I had a kitchen. I led them inside.

“It’s very clean,” Beoreg said. His English was flawless, with a faint clip like something from a BBC show—a new one, not a historical drama.

“I never cook,” I confessed.

“Because you are the number one eater!” Chaiman hooted. He pointed gleefully at their menu, still stuck to the refrigerator.

“Do you have flour?” Beoreg asked softly.

I almost laughed. “No flour,” I said. “Really. I never cook.”

He nodded sharply. “No problem. I’ll give you everything you need.” He jogged to the door.

Chaiman had opened the refrigerator without asking and was rooting around inside. He pulled out a waxy Tetra Pak of Slurry and looked at it like it was a dead mouse.

Beoreg returned a moment later dragging an enormous wooden trunk, scarred and stickered, something from another era of travel.
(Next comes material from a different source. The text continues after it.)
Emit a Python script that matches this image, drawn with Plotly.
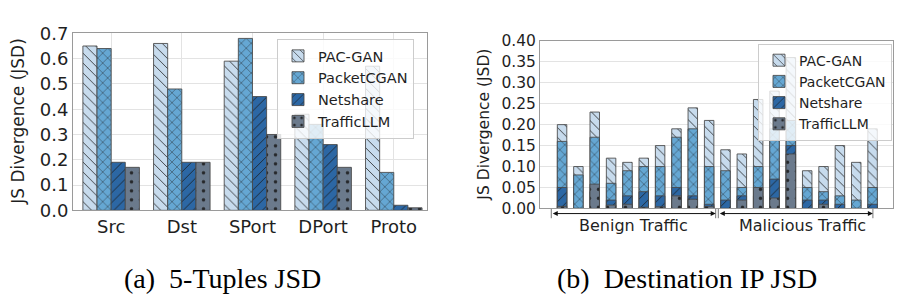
import plotly.graph_objects as go

# ---------------- data ----------------
series = ["PAC-GAN", "PacketCGAN", "Netshare", "TrafficLLM"]

# (a) 5-Tuples JSD
tuple_fields = ["Src", "Dst", "SPort", "DPort", "Proto"]
a_pacgan = [0.65, 0.66, 0.59, 0.38, 0.57]
a_packetcgan = [0.64, 0.48, 0.68, 0.34, 0.15]
a_netshare = [0.19, 0.19, 0.45, 0.26, 0.02]
a_trafficllm = [0.17, 0.19, 0.30, 0.17, 0.01]

# (b) Destination IP JSD (20 destination IPs: 10 benign, 10 malicious)
dst_ips = list(range(20))
b_pacgan = [0.20, 0.10, 0.23, 0.12, 0.11, 0.12, 0.15, 0.19, 0.24, 0.21,
            0.14, 0.13, 0.26, 0.28, 0.36, 0.09, 0.10, 0.15, 0.11, 0.19]
b_packetcgan = [0.16, 0.08, 0.17, 0.06, 0.09, 0.10, 0.10, 0.17, 0.19, 0.10,
                0.09, 0.05, 0.10, 0.19, 0.21, 0.05, 0.04, 0.03, 0.02, 0.05]
b_netshare = [0.05, 0.00, 0.04, 0.02, 0.03, 0.04, 0.03, 0.05, 0.03, 0.01,
              0.02, 0.03, 0.03, 0.07, 0.15, 0.02, 0.02, 0.01, 0.00, 0.01]
b_trafficllm = [0.005, 0.00, 0.058, 0.008, 0.01, 0.003, 0.004, 0.03, 0.022, 0.005,
                0.00, 0.02, 0.05, 0.025, 0.13, 0.00, 0.01, 0.00, 0.00, 0.00]

group_labels = ["Benign Traffic", "Malicious Traffic"]
group_spans = [(-0.66, 9.4), (9.56, 19.02)]   # in destination-IP index units

# ---------------- styles ----------------
fills = ["#c7dbed", "#65a7d3", "#2c67a4", "#6b7a8c"]
shapes_ = ["\\", "x", "/", "."]
sol = [0.13, 0.13, 0.13, 0.12]
psize = [7, 7, 7, 9]

W, H = 915, 306
def px(x):
    return x / W
def py(y):
    return (H - y) / H

X2_L, X2_R = 540, 893
X2_RANGE = [-1.35, 20.25]
def x2_pixel(v):
    return X2_L + (v - X2_RANGE[0]) / (X2_RANGE[1] - X2_RANGE[0]) * (X2_R - X2_L)

fig = go.Figure()

a_vals = [a_pacgan, a_packetcgan, a_netshare, a_trafficllm]
b_vals = [b_pacgan, b_packetcgan, b_netshare, b_trafficllm]

def marker(i):
    return dict(color=fills[i],
                line=dict(color="rgba(70,70,70,0.85)", width=1),
                pattern=dict(shape=shapes_[i], fillmode="overlay",
                             fgcolor="#1a1a1a", fgopacity=0.85,
                             size=psize[i], solidity=sol[i]))

bw = 0.2
for i, name in enumerate(series):
    fig.add_trace(go.Bar(
        x=tuple_fields, y=a_vals[i], name=name, xaxis="x", yaxis="y",
        legend="legend", width=bw, offset=-0.4 + i * bw,
        marker=marker(i),
    ))

for i, name in enumerate(series):
    fig.add_trace(go.Bar(
        x=dst_ips, y=b_vals[i], name=name, xaxis="x2", yaxis="y2",
        legend="legend2", width=0.58, offset=-0.29,
        marker=marker(i),
    ))

line_common = dict(showline=True, linecolor="#9a9a9a", linewidth=1, mirror=True,
                   gridcolor="#e3e3e3", gridwidth=1, zeroline=False)

fig.update_layout(
    width=W, height=H,
    margin=dict(l=0, r=0, t=0, b=0),
    paper_bgcolor="white", plot_bgcolor="white",
    barmode="overlay",
    showlegend=True,
    xaxis=dict(domain=[px(73), px(427)], anchor="y", range=[-0.54, 4.47],
               showgrid=True, ticks="", ticklen=0, **line_common,
               tickfont=dict(family="DejaVu Sans", size=18, color="#1f1f1f")),
    yaxis=dict(domain=[py(214), py(24)], anchor="x", range=[0, 0.7], dtick=0.1,
               tickformat=".1f", showgrid=True, ticks="", **line_common,
               tickfont=dict(family="DejaVu Sans", size=18, color="#1f1f1f")),
    xaxis2=dict(domain=[px(X2_L), px(X2_R)], anchor="y2", range=X2_RANGE,
                showgrid=False, showticklabels=False, ticks="", **line_common),
    yaxis2=dict(domain=[py(212), py(32)], anchor="x2", range=[0, 0.4], dtick=0.05,
                tickformat=".2f", showgrid=True, ticks="", **line_common,
                tickfont=dict(family="DejaVu Sans", size=15.5, color="#1f1f1f")),
    legend=dict(x=px(277), y=py(30), xanchor="left", yanchor="top",
                bgcolor="rgba(255,255,255,0.8)", bordercolor="#cccccc", borderwidth=1,
                font=dict(family="DejaVu Sans", size=14.5, color="#1f1f1f"),
                itemwidth=30, tracegroupgap=0),
    legend2=dict(x=px(758), y=py(35), xanchor="left", yanchor="top",
                 bgcolor="rgba(255,255,255,0.8)", bordercolor="#cccccc", borderwidth=1,
                 font=dict(family="DejaVu Sans", size=14, color="#1f1f1f"),
                 itemwidth=30, tracegroupgap=0),
)

def ann(text, x, y, size, family="DejaVu Sans", xref="paper", angle=0, color="#1f1f1f"):
    return dict(text=text, xref=xref, yref="paper", x=x, y=y, xanchor="center",
                yanchor="middle", textangle=angle, showarrow=False,
                font=dict(family=family, size=size, color=color))

annotations = [
    ann("JS Divergence (JSD)", px(18), py(119), 17, angle=-90),
    ann("JS Divergence (JSD)", px(484), py(122), 15.5, angle=-90),
    ann("(a)\u00a0 5-Tuples JSD", px(222), py(287), 28, family="Liberation Serif", color="black"),
    ann("(b)\u00a0 Destination IP JSD", px(687), py(287), 28, family="Liberation Serif", color="black"),
    ann(group_labels[0], 4.4, py(230), 16, xref="x2"),
    ann(group_labels[1], 14.7, py(230), 16, xref="x2"),
]

shapes = []
ARROW_Y = 217.5
for (x0, x1) in group_spans:
    p0, p1 = x2_pixel(x0), x2_pixel(x1)
    annotations.append(dict(text="", xref="paper", yref="paper", x=px(p1), y=py(ARROW_Y),
                            axref="pixel", ayref="pixel", ax=-(p1 - p0), ay=0,
                            showarrow=True, arrowside="end+start",
                            arrowhead=2, startarrowhead=2, arrowsize=1,
                            startarrowsize=1, arrowwidth=1, arrowcolor="#111111",
                            standoff=0, startstandoff=0))
    for xv in (x0, x1):
        shapes.append(dict(type="line", xref="x2", yref="paper", x0=xv, x1=xv,
                           y0=py(212.5), y1=py(222.5), line=dict(color="#777777", width=1)))

fig.update_layout(annotations=annotations, shapes=shapes)

fig.write_html("out.html")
He unhooked its clasps and threw back the lid; inside, arrayed in a jumble, were all the accoutrements of a kitchen.

There were small long-handled cups and broad, flat pans. I saw a thick clutch of wooden spoons, their edges stained and charred, and a collection of mixing bowls nested one inside the other, padded with newspaper. There were murky glass vessels holding baby Xenomorphs (possibly they were pickles) and bright colorful boxes with labels in Arabic and Hebrew and other scripts I didn’t recognize. There were tiny unmarked jars holding red and yellow powders; precursor ingredients, no doubt, to the “secret spicy.” There was a cutting board upright along the back of the trunk, its surface mottled with spills and streaks and deep-notched evidence of cleaver work.

While he rummaged, Beoreg asked, “So, do you know how bread is made?”

“Sure,” I said. “Basically.” I knew there was flour involved. “Not really.” I was an eater, not a baker.

“There’s a living thing, a culture. I guess it’s more American to say ‘starter.’ You mix the starter with the flour, along with water and salt, and it makes gas, which makes the dough rise. It gives it a certain flavor, too.” Beoreg stood, holding a selection of tools. “You’ve had pets?”

I shook my head ruefully. The only living thing I had ever managed to support was myself, and then only barely, except for—

“Maybe a plant?”

“Yes!” I said. “I have a desk cactus.”

“Okay! This culture—starter, sorry—it’s like that. It’s alive.” He lifted the crock’s lid. “See?”

The gray slime inside looked distinctly not alive. It looked like an enemy of aliveness. Like something alive things crossed the street to avoid.

“Smell,” he commanded, and offered the crock, tilting it toward me. “Can you detect it?”

I took a guarded sniff, allowing no more than two or three molecules from the decrepit vessel into my nose. I equivocated. “What is it supposed to smell like?”

“Bananas, a bit. It’s a very nice smell.”

I sniffed again, still detected nothing, but nodded my head agreeably. “You’re right. That is nice.” It was the same strategy I employed at wine tastings.